[Begin]

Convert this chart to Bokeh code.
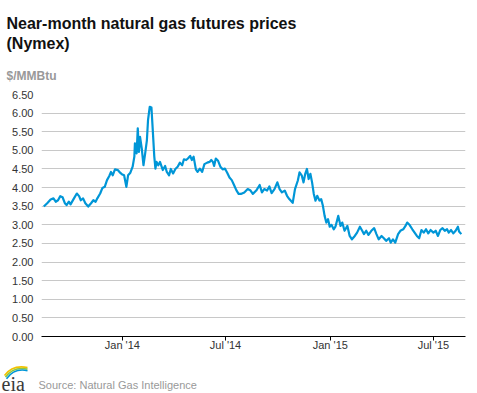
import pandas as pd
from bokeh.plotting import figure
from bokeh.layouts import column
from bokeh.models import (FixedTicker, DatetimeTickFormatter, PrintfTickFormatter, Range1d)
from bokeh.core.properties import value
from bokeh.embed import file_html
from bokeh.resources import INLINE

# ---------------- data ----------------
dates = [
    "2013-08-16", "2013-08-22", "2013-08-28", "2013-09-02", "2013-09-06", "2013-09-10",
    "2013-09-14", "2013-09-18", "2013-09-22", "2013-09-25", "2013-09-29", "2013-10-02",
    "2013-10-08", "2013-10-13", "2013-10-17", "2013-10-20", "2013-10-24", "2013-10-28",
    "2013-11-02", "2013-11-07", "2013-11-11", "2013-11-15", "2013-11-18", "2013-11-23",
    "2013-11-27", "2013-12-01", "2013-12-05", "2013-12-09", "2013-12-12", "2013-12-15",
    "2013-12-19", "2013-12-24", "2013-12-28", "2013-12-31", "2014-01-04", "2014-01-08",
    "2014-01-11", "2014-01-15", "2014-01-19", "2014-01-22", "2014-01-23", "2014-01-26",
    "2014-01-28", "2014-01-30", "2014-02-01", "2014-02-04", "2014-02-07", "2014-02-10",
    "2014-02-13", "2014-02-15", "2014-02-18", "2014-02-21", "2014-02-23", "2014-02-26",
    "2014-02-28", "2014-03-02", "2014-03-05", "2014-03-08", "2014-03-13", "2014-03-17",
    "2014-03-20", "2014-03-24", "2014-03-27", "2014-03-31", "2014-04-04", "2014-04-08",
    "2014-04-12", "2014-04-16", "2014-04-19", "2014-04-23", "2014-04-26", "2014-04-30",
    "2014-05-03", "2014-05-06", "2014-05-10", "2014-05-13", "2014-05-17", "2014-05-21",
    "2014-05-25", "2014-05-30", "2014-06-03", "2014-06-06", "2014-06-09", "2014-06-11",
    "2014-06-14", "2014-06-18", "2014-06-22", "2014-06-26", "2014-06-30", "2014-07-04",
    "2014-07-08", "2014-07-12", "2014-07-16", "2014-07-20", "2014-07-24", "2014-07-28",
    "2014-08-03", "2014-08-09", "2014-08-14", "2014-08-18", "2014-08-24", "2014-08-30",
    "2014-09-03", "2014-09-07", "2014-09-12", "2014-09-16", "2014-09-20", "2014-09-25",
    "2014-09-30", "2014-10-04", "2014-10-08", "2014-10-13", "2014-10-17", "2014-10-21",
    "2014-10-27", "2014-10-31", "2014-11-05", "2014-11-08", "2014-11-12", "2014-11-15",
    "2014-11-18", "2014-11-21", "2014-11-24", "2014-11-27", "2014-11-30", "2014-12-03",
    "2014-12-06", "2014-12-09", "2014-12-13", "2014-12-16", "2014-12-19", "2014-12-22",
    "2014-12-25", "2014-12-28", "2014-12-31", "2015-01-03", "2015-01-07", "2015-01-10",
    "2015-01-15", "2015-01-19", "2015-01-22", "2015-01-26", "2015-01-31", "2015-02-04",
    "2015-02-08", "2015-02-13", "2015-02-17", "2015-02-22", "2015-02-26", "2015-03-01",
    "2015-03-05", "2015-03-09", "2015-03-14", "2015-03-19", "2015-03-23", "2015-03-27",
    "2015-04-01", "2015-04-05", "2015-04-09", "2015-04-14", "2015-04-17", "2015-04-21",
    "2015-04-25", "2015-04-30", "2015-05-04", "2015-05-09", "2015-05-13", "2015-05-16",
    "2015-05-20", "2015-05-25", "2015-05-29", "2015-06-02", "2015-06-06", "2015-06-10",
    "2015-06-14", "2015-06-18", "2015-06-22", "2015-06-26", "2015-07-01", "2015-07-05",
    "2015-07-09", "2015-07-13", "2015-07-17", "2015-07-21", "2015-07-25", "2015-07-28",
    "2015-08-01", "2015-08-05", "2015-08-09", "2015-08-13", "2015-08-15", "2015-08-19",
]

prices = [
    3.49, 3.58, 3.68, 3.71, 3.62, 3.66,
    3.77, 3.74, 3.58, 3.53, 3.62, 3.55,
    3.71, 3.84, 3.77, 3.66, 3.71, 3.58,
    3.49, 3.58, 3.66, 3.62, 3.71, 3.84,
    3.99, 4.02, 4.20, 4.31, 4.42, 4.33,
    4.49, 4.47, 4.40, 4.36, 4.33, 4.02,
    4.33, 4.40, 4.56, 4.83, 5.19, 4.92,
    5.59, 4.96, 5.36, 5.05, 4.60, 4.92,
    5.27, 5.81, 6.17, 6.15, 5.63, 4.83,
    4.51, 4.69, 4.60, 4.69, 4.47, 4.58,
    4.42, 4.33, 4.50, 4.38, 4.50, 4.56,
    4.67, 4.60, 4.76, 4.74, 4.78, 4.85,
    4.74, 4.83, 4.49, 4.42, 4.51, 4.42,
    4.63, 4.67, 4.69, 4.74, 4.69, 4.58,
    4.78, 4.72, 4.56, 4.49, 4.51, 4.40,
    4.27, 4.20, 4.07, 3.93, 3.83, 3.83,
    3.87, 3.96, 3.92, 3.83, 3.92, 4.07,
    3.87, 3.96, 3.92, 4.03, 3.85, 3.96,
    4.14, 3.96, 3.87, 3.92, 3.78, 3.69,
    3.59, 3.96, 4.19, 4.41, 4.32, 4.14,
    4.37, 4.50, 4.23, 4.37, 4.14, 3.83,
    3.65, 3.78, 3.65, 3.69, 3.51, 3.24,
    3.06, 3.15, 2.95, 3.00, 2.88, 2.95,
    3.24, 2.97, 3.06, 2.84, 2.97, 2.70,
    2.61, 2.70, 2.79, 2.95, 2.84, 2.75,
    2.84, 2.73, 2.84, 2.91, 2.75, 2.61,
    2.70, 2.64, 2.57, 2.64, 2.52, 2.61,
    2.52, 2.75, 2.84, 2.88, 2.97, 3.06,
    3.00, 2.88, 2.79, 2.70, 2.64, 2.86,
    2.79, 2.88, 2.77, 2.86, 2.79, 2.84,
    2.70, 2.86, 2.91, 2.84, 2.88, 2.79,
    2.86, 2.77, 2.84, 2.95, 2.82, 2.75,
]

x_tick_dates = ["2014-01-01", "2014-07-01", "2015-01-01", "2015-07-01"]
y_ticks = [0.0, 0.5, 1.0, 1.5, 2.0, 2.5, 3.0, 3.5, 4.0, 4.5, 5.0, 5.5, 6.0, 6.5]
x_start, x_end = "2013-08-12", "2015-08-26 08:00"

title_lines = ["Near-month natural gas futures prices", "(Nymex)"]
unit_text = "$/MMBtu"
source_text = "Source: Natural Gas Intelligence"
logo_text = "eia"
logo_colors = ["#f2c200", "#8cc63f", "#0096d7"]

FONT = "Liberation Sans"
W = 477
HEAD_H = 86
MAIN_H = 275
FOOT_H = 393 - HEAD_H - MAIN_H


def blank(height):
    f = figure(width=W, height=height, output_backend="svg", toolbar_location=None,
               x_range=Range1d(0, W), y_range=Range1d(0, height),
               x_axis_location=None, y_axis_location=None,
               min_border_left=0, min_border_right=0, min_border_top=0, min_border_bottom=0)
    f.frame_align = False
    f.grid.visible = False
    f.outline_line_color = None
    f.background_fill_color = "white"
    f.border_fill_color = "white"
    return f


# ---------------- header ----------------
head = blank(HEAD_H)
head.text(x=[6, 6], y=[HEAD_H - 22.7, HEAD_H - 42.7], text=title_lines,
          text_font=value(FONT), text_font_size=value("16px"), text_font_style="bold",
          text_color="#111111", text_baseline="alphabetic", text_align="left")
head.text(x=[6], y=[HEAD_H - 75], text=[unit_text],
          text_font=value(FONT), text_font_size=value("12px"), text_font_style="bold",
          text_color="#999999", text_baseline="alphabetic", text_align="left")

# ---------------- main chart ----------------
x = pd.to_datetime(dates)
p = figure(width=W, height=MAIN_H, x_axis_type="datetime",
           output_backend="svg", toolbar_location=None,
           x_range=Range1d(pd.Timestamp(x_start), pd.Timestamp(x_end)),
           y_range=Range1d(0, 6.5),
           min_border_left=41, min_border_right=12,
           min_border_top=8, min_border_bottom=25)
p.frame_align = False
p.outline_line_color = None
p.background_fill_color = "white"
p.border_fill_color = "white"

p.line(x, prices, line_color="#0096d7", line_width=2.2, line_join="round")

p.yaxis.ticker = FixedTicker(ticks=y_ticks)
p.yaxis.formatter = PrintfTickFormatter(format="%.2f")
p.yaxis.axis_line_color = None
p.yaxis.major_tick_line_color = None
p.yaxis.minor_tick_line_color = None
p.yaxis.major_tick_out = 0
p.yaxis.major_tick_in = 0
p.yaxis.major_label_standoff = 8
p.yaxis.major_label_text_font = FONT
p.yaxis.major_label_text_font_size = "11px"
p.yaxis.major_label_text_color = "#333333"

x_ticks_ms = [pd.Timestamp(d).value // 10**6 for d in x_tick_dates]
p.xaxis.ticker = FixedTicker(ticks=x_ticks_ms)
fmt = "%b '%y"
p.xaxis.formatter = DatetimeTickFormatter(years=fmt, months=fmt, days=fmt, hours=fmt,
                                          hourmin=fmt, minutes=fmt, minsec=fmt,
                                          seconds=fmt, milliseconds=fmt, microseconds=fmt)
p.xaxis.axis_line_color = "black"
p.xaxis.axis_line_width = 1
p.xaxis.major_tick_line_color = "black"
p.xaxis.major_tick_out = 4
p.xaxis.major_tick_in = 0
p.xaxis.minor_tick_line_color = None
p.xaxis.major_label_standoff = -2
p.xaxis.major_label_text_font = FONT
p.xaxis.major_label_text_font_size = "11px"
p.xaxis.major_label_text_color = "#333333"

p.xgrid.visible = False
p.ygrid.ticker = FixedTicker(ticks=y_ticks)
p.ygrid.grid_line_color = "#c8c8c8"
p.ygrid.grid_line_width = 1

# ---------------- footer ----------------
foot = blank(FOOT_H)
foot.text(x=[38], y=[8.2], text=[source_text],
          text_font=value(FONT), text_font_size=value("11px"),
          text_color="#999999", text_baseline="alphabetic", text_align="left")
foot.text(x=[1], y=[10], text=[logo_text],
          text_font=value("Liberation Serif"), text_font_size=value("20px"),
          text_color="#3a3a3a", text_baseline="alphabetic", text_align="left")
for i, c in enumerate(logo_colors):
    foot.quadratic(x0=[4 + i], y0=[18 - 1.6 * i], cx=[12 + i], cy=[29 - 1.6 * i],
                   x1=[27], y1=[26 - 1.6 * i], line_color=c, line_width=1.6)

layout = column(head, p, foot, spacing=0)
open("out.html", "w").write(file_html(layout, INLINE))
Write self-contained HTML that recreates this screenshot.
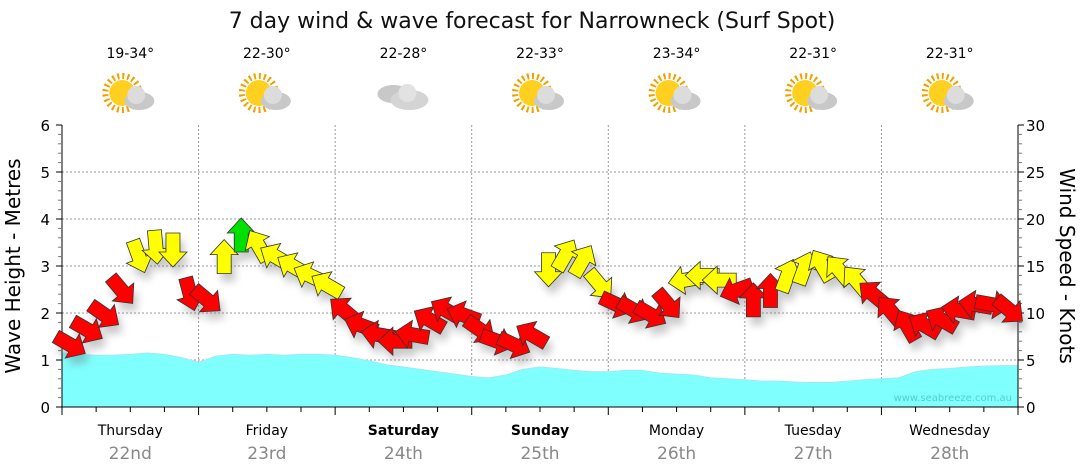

[End]

__GIVEN INSTRUCTION__.
Transcribe exactly, please, the lines between the start of the records above and the line holding "from bokeh.resources import INLINE", counting both of those lines and omitting pictures.

__THE SOLUTION__.
Convert this chart to Bokeh code.
import pandas as pd
from bokeh.plotting import figure
from bokeh.layouts import column
from bokeh.models import (FixedTicker, DatetimeTickFormatter, PrintfTickFormatter, Range1d)
from bokeh.core.properties import value
from bokeh.embed import file_html
from bokeh.resources import INLINE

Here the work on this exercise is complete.